One of the initiatives under the Gender Equity Action Plan is an inclusive sponsorship program where each Sponsor supports a future leader through their career journey by providing active sponsorship, as well as (but distinct to) mentoring and coaching. The program focuses on upskilling sponsors first and foremost, while supporting and encouraging future leaders.
A Gender Equity Network (GEN) group was also set up to support women and gender diverse people by building a strong network of members and allies working together to create awareness and understanding, promote conscious inclusion, advocate for gender equity, and strengthen the pipeline of diverse talent for leadership roles. GEN was established on the basis that gender equity is everyone’s business – today one third of the members of GEN are male allies.

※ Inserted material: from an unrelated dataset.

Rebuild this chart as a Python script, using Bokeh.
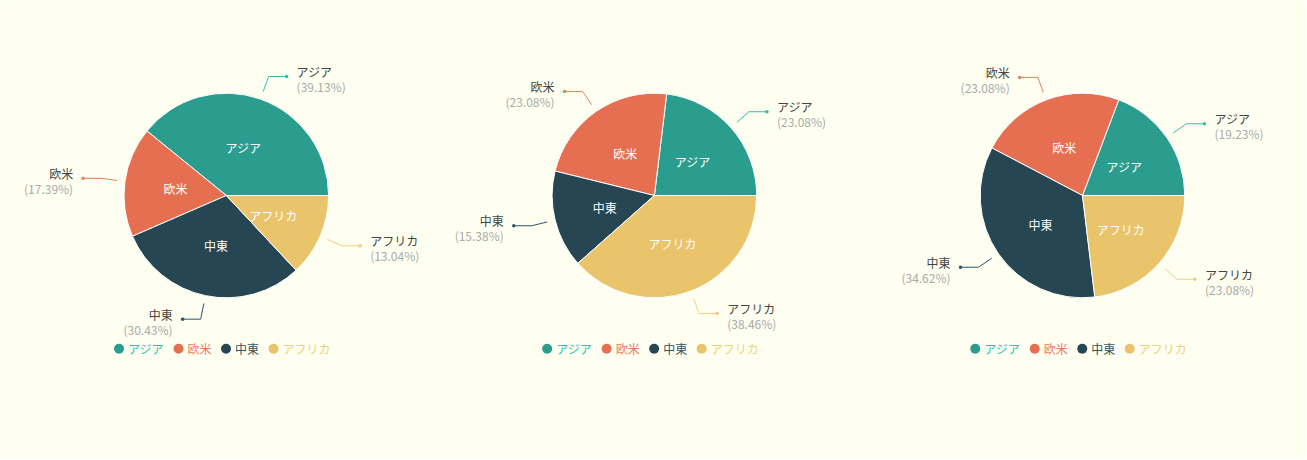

GEN launched GENerator Circles, which are “lean-in” groups of up to 12 individuals in local offices where women can meet to expand and strengthen internal networks, grow skills and confidence, and help each other achieve personal goals. This has helped participants discuss and strategise issues from imposter syndrome, and managing their mental load, to identifying their individual circle of advisors. Whatever the challenge, the circles provide support, empathy, understanding and a safe space to speak. For Daniela Baggio, a Manager in the Corporate Tax team, the initiative has been incredibly positive, “Having a dedicated way to channel interest in gender equity in the firm, and to access the support shared in these circles as part of my normal working day is unreal to me. I have personally benefited so much from being part of our GENerator circle and the deeper relationships I have formed has been helpful for day-to-day work activities.”
The importance of allyship
Other key barriers to women stepping into Partner level identified were the lack of informed and proactive allies, and the need to build networks to generate business and the team at Grant Thornton Australia has set about to systematically remove these barriers.
The concept of allyship was important to provide understanding, encouragement and support across the organisation. “Allyship at Work” training was piloted to build a greater understanding of gender equity issues, the role that privilege plays, and how men could be better allies at work. According to Jarrod Lean, Partner in Risk Consulting, the training has been very beneficial for him, ”The Allyship at Work training was thought provoking and engaging. I think everyone came out of it learning something, and most of all having more awareness of how to be a better ally. It has changed the way I approach interactions at work for the better, and I highly recommend other allies to attend future sessions.”
Business development initiatives
Demystifying business development is a key element of the Gender Equity Action Plan, with one of the major initiatives of the program being the internal and external networking opportunities. The Adelaide office has partnered with a local law firm and a Big 4 bank to provide networking opportunities for professional women to regularly meet, allowing the team to build local networks, form potential collaborations, and share cross-business referrals.
The Sydney Financial Advisory team have also set up a women’s network where they regularly meet to discuss topical issues or hear from guest speakers. Holly Stiles, FA Partner and the Executive Sponsor of GEN says, “We have seen very powerful results from our ’Women in Leadership series, including career progression, increased confidence and higher retention rates. Many women have commented that it has been incredibly helpful to discuss issues and to realise that others share similar challenges. The circles have provided a forum for women to share strategies to overcome barriers in their careers and a network of colleagues who support each other.”
The team at Grant Thornton Australia are proud of their work that aims to systematically remove the barriers holding women back. They are at the leading edge of action with their Inclusive Sponsor Program, Allyship program, GENerator Circles, business development support and networking opportunities. Other initiatives include 26 weeks of paid parental leave including superannuation on the 26-week unpaid portion, flexibility, support and resources for caregivers, and domestic & family violence support.
All these initiatives mean they are well on their way to achieving their gender equity goal: to create an inclusive environment where career aspirations can be realised regardless of gender, and where women and gender diverse people are as equally represented as men all the way through to Partner level.